Secondly, I grew up in the post-war period and even as a child I felt what it means to be an immigrant from a country that no longer exists on a world map. This syndrome of the “unseen” incited me to become a writer. I wanted to be seen, to validate my existence one way or another. All ambitious writers hunger to see their names on the covers of books, but I was in fact desperate not only to convince others of my existence, but to reclaim my real identity. Of course I was not alone –  there were Estonian, Ukrainian and Latvian  immigrants around me. In my youth we even had a basketball club called the “Vanished Nations League”.

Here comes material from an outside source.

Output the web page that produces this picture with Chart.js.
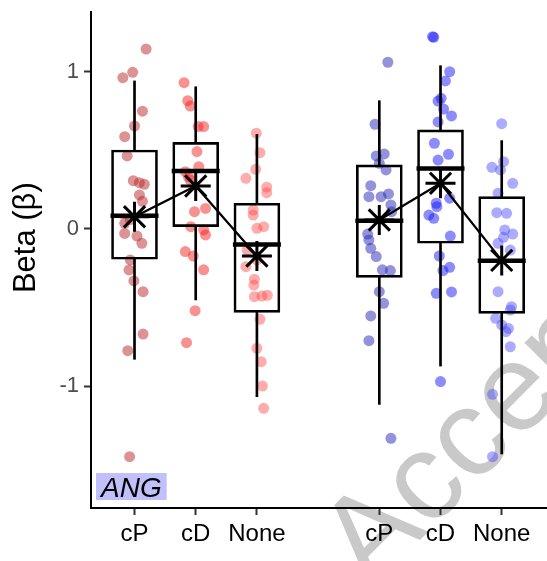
<!DOCTYPE html>
<html><head><meta charset="utf-8">
<script src="https://cdn.jsdelivr.net/npm/chart.js@4.4.1/dist/chart.umd.min.js"></script>
<style>html,body{margin:0;padding:0;background:#fff}#wrap{width:547px;height:561px}</style>
</head><body><div id="wrap"><canvas id="c" width="547" height="561"></canvas></div>
<script>
// ---------- data ----------
const groups = ['red', 'blue'];
const categories = ['cP', 'cD', 'None'];
const xTickLabels = ['cP', 'cD', 'None', 'cP', 'cD', 'None'];
const yTickValues = [-1, 0, 1];
const yTickLabels = ['-1', '0', '1'];
const yTitle = 'Beta (β)';
const panelLabel = 'ANG';
const watermark = 'Accepted';

// jittered points: horizontal offset (category units) and beta value
const redCP_off = [0.19,-0.19,-0.03,0.13,0.0,-0.16,-0.12,-0.02,0.08,0.16,0.08,0.13,-0.07,-0.16,-0.16,0.04,0.12,-0.07,-0.09,-0.01,0.14,0.14,-0.11,-0.08];
const redCP_val = [1.146,0.964,0.998,0.75,0.656,0.588,0.465,0.308,0.295,0.285,0.217,0.176,0.06,0.036,-0.028,-0.045,-0.091,-0.197,-0.261,-0.331,-0.399,-0.669,-0.775,-1.45];
const redCD_off = [-0.19,-0.13,-0.09,0.04,0.13,0.02,-0.17,0.05,-0.09,-0.12,-0.02,0.16,-0.08,0.13,0.16,-0.17,-0.04,0.13,-0.01,-0.15];
const redCD_val = [0.932,0.817,0.783,0.652,0.652,0.493,0.365,0.397,0.312,0.333,0.11,0.131,0.015,-0.006,-0.038,-0.144,-0.172,-0.26,-0.52,-0.724];
const redNone_off = [-0.01,0.05,-0.02,-0.18,0.16,0.16,-0.06,-0.06,0.0,0.11,-0.16,0.0,-0.18,-0.04,-0.05,-0.04,0.08,0.17,0.05,0.0,0.07,0.09,0.11];
const redNone_val = [0.61,0.486,0.38,0.323,0.266,0.231,0.121,0.089,0.004,0.015,-0.134,-0.197,-0.24,-0.32,-0.357,-0.431,-0.427,-0.422,-0.575,-0.76,-0.845,-1.0,-1.142];
const blueCP_off = [0.14,-0.07,-0.05,0.08,0.0,0.11,-0.14,-0.17,0.03,0.15,0.19,0.2,-0.17,-0.19,-0.14,-0.05,0.05,0.18,0.0,0.07,-0.14,-0.17,0.19];
const blueCP_val = [1.062,0.667,0.465,0.478,0.418,0.376,0.276,0.206,0.206,0.223,0.153,0.11,-0.07,-0.032,-0.123,-0.176,-0.26,-0.265,-0.399,-0.473,-0.554,-0.711,-1.333];
const blueCD_off = [-0.11,-0.13,0.15,0.08,-0.04,0.01,0.05,0.18,-0.04,-0.1,0.13,-0.04,0.15,-0.07,-0.06,-0.19,-0.11,0.16,-0.02,0.15,0.04,-0.07,0.18,0.0];
const blueCD_val = [1.221,1.225,1.002,0.943,0.815,0.832,0.764,0.72,0.682,0.546,0.476,0.439,0.196,0.164,0.142,0.089,0.068,-0.045,-0.172,-0.244,-0.265,-0.41,-0.401,-0.972];
const blueNone_off = [0.0,0.03,-0.16,-0.02,0.18,-0.06,-0.08,0.08,0.05,0.18,0.03,-0.06,0.14,-0.06,0.16,0.14,-0.1,0.0,0.11,0.07,0.14,-0.15,-0.15];
const blueNone_val = [0.671,0.429,0.393,0.376,0.291,0.227,0.104,0.1,-0.006,-0.032,-0.053,-0.091,-0.134,-0.399,-0.495,-0.516,-0.569,-0.611,-0.633,-0.654,-0.75,-1.053,-1.45];

// box statistics per group, in category order cP, cD, None
const redQ1 = [-0.193, 0.015, -0.531];
const redMedian = [0.085, 0.369, -0.098];
const redQ3 = [0.503, 0.552, 0.164];
const redWhiskLow = [-0.83, -0.452, -1.068];
const redWhiskHigh = [0.943, 0.906, 0.603];
const redMean = [0.078, 0.274, -0.172];

const blueQ1 = [-0.308, -0.091, -0.537];
const blueMedian = [0.053, 0.386, -0.202];
const blueQ3 = [0.408, 0.631, 0.206];
const blueWhiskLow = [-1.117, -0.873, -1.433];
const blueWhiskHigh = [0.817, 1.04, 0.563];
const blueMean = [0.057, 0.291, -0.2];

// ---------- assembly ----------
const pointSets = {
  red: [[redCP_off, redCP_val], [redCD_off, redCD_val], [redNone_off, redNone_val]],
  blue: [[blueCP_off, blueCP_val], [blueCD_off, blueCD_val], [blueNone_off, blueNone_val]]
};
const stats = {
  red: {q1: redQ1, med: redMedian, q3: redQ3, lo: redWhiskLow, hi: redWhiskHigh, mean: redMean},
  blue: {q1: blueQ1, med: blueMedian, q3: blueQ3, lo: blueWhiskLow, hi: blueWhiskHigh, mean: blueMean}
};
const pointColors = {
  red: ['rgba(185,40,40,0.5)', 'rgba(245,35,35,0.5)', 'rgba(255,70,70,0.45)'],
  blue: ['rgba(40,40,185,0.5)', 'rgba(25,25,250,0.5)', 'rgba(70,70,255,0.45)']
};
const pos = (g, c) => g * (categories.length + 1) + c;
const tickPositions = [];
groups.forEach((g, gi) => categories.forEach((c, ci) => tickPositions.push(pos(gi, ci))));

const datasets = [];
groups.forEach((g, gi) => {
  categories.forEach((c, ci) => {
    const [off, val] = pointSets[g][ci];
    datasets.push({
      type: 'scatter', order: 10,
      data: val.map((v, i) => ({x: pos(gi, ci) + off[i], y: v})),
      pointRadius: 5.5, pointHoverRadius: 5.5, borderWidth: 0,
      backgroundColor: pointColors[g][ci]
    });
  });
});
const whiskers = [], boxes = [], medians = [], means = [];
groups.forEach((g, gi) => {
  const s = stats[g];
  const line = [];
  categories.forEach((c, ci) => {
    const x = pos(gi, ci);
    whiskers.push({x, y: [s.lo[ci], s.q1[ci]]});
    whiskers.push({x, y: [s.q3[ci], s.hi[ci]]});
    boxes.push({x, y: [s.q1[ci], s.q3[ci]]});
    medians.push({x, y: s.med[ci]});
    means.push({x, y: s.mean[ci]});
    line.push({x, y: s.mean[ci]});
  });
  datasets.push({type: 'line', order: 2, data: line, borderColor: '#000', borderWidth: 2.2,
    pointRadius: 0, fill: false, tension: 0});
});
datasets.push({type: 'bar', order: 5, data: whiskers, grouped: false, barThickness: 2,
  backgroundColor: '#000', borderWidth: 0});
datasets.push({type: 'bar', order: 4, data: boxes, grouped: false, barThickness: 46,
  backgroundColor: 'rgba(0,0,0,0)', borderColor: '#000', borderWidth: 2, borderSkipped: false});
datasets.push({type: 'scatter', order: 3, data: medians, pointStyle: 'line', pointRadius: 24,
  pointHoverRadius: 24, borderColor: '#000', borderWidth: 4.5});
datasets.push({type: 'scatter', order: 1, data: means, pointStyle: 'star', pointRadius: 15,
  pointHoverRadius: 15, borderColor: '#000', borderWidth: 3});

const FONT = '"Liberation Sans", Arial, sans-serif';

const decor = {
  id: 'decor',
  beforeDraw(chart) {
    const ctx = chart.ctx;
    ctx.save();
    ctx.translate(370, 590);
    ctx.rotate(-45 * Math.PI / 180);
    ctx.font = '124px ' + FONT;
    ctx.fillStyle = '#c9c9c9';
    ctx.textBaseline = 'alphabetic';
    ctx.fillText(watermark, 0, 0);
    ctx.restore();
  },
  afterDraw(chart) {
    const ctx = chart.ctx, a = chart.chartArea;
    ctx.save();
    ctx.translate(26, a.top + (a.bottom - a.top) * 0.455);
    ctx.rotate(-Math.PI / 2);
    ctx.font = '31px ' + FONT;
    ctx.fillStyle = '#000';
    ctx.textAlign = 'center';
    ctx.textBaseline = 'middle';
    ctx.fillText(yTitle, 0, 0);
    ctx.restore();
  },
  afterDatasetsDraw(chart) {
    const ctx = chart.ctx, a = chart.chartArea;
    ctx.save();
    ctx.font = 'italic 28px ' + FONT;
    const w = ctx.measureText(panelLabel).width;
    const x0 = a.left + 5, y0 = a.bottom - 35;
    ctx.fillStyle = 'rgb(192,192,250)';
    ctx.fillRect(x0, y0, w + 10, 27);
    ctx.fillStyle = '#000';
    ctx.textBaseline = 'alphabetic';
    ctx.fillText(panelLabel, x0 + 5, y0 + 24);
    ctx.restore();
  }
};

new Chart(document.getElementById('c'), {
  type: 'scatter',
  data: {datasets},
  plugins: [decor],
  options: {
    responsive: false, animation: false, devicePixelRatio: 1,
    layout: {autoPadding: false, padding: {top: 12, left: 0, right: 0, bottom: 0}},
    plugins: {legend: {display: false}, tooltip: {enabled: false}},
    scales: {
      x: {
        type: 'linear', min: -0.711, max: 6.74, offset: false,
        afterBuildTicks: s => { s.ticks = tickPositions.map(v => ({value: v})); },
        afterFit: s => { s.height = 53; s.paddingLeft = 0; s.paddingRight = 0; },
        ticks: {autoSkip: false, maxRotation: 0, padding: 5, color: '#000',
          font: {family: FONT, size: 24},
          callback: (v, i) => xTickLabels[i]},
        grid: {drawOnChartArea: false, offset: false, drawTicks: true, tickLength: 7, tickColor: '#333', tickWidth: 2},
        border: {display: true, color: '#000', width: 2}
      },
      y: {
        type: 'linear', min: -1.777, max: 1.382,
        afterBuildTicks: s => { s.ticks = yTickValues.map(v => ({value: v})); },
        afterFit: s => { s.width = 91; s.paddingTop = 0; s.paddingBottom = 0; },
        ticks: {padding: 5, color: '#4d4d4d', font: {family: FONT, size: 22},
          callback: (v, i) => yTickLabels[i]},
        grid: {drawOnChartArea: false, drawTicks: true, tickLength: 7, tickColor: '#333', tickWidth: 2},
        border: {display: true, color: '#000', width: 2},
        title: {display: false}
      }
    }
  }
});
</script></body></html>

Thirdly, I was fortunate to learn a workable level of Lithuanian, to be able to read it and converse without an interpreter. Eventually it helped me open a window onto Lithuanian history. To my great delight I was able to find a wealth of material for my writing – live accounts, stacks of autobiographies, diaries, and memoirs.

Who reads my stories? My readers are Canadian and American, although the latter are a smaller audience. They were always intrigued by the exotic aspect of Lithuania – for a long time it was and still is a obscure land of mystic legends. It is not so much the “exotic” as the “different” that attracts them. Our differences are what makes us all interesting to one another.

Self-alienation, leading to emigration, is different from forced emigration, although their traumatic after-effects may be similar. Millions were forced to leave their homes because of war, millions killed or scattered throughout the world like pieces of a jigsaw puzzle… Sometimes I think that my generation was lucky. As if, after a storm that shattered our ship, we reached a corner of paradise where we could settle into a quiet, peaceful life. For my family, that was the town of Weston in Canada where we were a minor percentage of DP’s from Europe. It seems that I remained a DP all my life, thinking of my birthplace in Canada as a place that was not “mine”. I remember Salman Rushdie’s essay about homelands of the imagination. Rushdie stated that we see our world through images produced in our own imagination, and nothing more. And I did that, creating and recreating my “Lithuanian homeland”, according to what I thought it should be. I felt I had a right to this spiritual imagery, which I would not experience were I not a DP.  My “homeland” was also the entire British Commonwealth – a much wider heritage. With little effort I could hear familiar voices from India, Australia and South Africa. Homelands of the imagination for Rudyard Kipling, Arthur Conan Doyle, Elizabeth Nesbitt, and H. G. Wells were mine also. Their language was my language.

I began creating my Lithuanian “homeland” from my parents’ stories, but they were always quite sad, and in the end were theirs, not mine. I continued to search for it in history books, and finally settled in the homeland of my own imagination, because I know it can become real, and waits for me like an armchair by the fireplace on a cold winter night. It accepts me, nurtures me and changes with me.